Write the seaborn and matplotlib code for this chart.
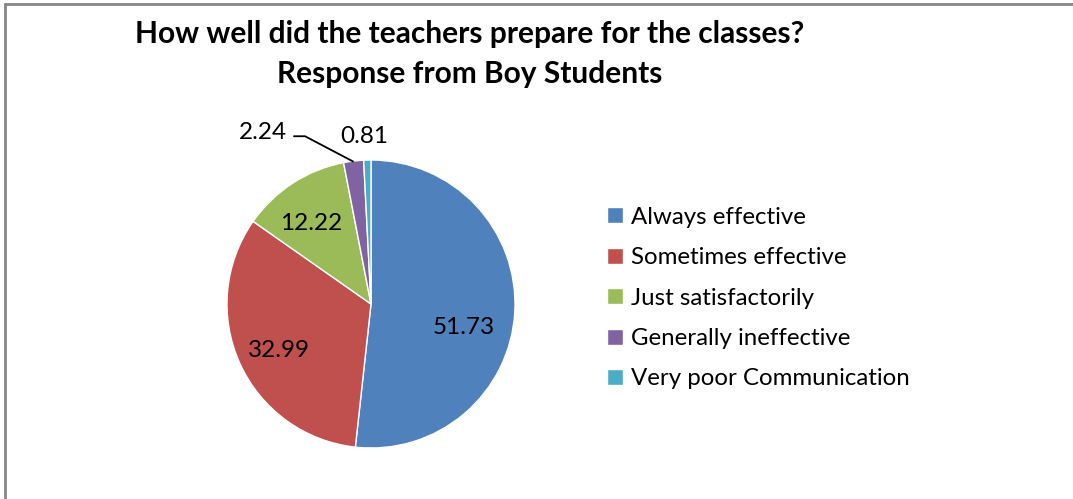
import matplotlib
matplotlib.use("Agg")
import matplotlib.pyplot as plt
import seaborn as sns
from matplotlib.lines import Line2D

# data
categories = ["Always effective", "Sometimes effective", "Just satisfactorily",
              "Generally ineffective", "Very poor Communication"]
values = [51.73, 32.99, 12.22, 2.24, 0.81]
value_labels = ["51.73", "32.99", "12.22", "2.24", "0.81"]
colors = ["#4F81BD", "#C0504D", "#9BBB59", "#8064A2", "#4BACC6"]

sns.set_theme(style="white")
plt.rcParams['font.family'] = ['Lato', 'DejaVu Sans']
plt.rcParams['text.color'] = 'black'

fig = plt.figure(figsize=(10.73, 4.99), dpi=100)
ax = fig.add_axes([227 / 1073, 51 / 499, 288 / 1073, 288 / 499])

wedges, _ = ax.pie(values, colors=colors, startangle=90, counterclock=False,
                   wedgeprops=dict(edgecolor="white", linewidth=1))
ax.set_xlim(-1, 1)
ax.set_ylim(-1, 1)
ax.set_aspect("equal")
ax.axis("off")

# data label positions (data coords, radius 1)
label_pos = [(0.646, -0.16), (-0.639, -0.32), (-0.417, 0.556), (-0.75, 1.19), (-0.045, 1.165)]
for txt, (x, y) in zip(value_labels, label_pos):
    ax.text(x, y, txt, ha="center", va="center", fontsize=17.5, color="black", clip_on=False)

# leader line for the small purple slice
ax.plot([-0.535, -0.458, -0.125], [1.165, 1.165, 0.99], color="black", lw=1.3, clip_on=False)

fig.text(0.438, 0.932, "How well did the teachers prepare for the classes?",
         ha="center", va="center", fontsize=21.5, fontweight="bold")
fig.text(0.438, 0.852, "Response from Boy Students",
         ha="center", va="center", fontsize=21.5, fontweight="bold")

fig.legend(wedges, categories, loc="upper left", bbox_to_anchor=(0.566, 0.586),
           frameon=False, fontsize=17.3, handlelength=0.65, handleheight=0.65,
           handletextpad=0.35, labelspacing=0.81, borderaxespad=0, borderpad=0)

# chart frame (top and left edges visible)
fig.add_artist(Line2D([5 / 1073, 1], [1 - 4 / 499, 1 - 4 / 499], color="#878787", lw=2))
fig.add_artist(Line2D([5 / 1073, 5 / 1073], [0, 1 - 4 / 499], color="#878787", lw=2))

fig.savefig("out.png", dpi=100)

■ ■ ■

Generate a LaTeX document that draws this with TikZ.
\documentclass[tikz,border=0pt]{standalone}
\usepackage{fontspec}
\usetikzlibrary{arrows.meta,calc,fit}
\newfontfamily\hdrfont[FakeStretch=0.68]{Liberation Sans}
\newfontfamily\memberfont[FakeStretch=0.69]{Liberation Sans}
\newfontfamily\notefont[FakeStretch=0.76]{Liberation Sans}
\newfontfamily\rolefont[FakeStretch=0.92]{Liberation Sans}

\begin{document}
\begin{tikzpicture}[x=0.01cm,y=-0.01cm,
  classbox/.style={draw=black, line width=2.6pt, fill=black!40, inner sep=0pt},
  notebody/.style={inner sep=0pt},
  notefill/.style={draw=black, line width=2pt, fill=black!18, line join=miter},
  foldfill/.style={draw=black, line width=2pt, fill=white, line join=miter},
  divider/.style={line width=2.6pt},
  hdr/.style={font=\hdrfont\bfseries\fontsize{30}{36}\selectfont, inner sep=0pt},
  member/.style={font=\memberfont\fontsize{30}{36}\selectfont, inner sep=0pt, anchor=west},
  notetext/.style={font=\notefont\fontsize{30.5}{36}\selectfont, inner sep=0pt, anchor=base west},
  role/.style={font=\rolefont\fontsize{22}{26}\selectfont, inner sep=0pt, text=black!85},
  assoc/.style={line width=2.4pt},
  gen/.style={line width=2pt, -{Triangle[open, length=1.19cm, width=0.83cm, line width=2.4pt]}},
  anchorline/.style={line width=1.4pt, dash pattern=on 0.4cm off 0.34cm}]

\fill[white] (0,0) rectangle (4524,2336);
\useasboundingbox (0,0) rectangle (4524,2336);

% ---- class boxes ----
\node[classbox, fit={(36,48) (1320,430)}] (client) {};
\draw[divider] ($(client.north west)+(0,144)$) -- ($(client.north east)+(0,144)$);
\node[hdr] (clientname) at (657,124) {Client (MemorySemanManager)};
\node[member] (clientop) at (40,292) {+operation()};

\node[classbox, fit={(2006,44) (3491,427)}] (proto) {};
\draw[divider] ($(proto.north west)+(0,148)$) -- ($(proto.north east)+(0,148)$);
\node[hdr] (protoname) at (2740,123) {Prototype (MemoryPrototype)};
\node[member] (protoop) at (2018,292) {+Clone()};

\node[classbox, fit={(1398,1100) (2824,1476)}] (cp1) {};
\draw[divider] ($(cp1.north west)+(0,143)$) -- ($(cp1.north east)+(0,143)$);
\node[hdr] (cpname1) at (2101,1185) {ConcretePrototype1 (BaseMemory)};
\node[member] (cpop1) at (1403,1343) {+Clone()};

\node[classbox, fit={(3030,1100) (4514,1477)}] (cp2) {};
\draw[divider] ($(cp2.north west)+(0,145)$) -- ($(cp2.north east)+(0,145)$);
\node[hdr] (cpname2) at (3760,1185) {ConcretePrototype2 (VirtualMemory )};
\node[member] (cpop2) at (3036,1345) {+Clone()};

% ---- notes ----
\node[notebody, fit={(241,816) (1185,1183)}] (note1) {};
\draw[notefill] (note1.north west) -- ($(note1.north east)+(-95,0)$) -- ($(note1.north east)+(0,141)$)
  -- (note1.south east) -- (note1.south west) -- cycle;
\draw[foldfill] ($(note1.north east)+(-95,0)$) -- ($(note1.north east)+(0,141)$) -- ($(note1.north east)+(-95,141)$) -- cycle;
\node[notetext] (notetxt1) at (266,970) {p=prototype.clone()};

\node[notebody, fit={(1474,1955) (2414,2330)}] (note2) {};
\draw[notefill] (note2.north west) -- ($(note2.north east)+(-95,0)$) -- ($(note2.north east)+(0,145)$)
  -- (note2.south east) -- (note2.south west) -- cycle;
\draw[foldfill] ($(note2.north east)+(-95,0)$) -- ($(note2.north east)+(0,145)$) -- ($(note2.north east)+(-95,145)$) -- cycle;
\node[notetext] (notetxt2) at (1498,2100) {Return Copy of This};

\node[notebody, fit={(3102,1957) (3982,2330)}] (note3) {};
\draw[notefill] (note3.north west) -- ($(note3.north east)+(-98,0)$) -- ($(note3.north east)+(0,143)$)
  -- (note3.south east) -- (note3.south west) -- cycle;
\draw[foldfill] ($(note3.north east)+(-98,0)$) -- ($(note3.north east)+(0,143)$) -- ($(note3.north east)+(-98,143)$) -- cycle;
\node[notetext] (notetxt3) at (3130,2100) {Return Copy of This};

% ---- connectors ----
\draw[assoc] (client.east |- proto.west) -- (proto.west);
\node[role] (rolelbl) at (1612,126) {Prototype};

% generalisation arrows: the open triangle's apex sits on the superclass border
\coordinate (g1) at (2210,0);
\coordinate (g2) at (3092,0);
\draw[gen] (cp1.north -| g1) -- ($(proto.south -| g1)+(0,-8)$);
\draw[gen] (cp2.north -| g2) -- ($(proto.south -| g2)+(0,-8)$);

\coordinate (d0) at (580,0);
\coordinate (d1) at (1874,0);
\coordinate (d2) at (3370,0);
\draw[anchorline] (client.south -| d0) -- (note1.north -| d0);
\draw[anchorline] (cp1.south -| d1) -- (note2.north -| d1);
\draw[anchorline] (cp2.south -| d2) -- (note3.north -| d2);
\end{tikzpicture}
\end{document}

■ ■ ■

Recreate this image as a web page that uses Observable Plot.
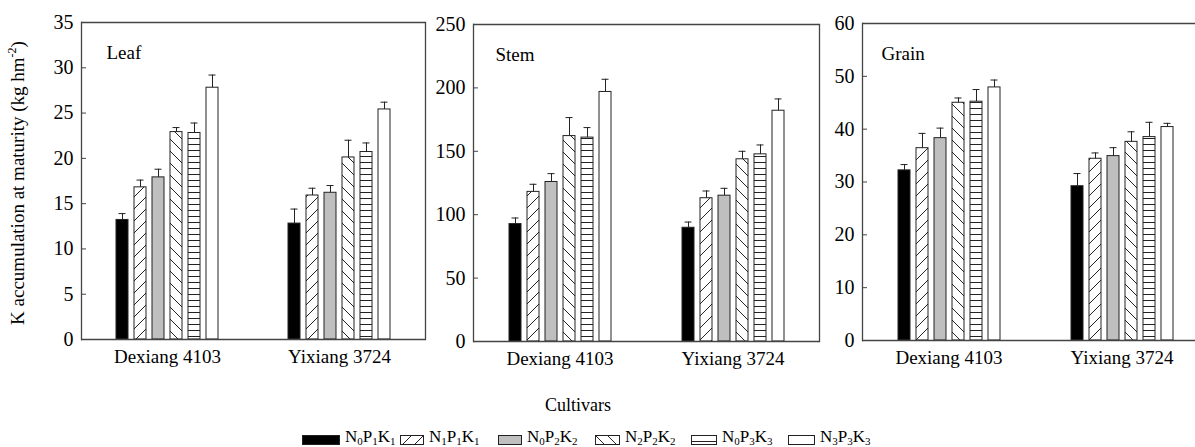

■ ■ ■

_PROBLEM_: How many of the lines above hold the word "chart"? Give only that number.

_EXERCISE SOLUTION_: 2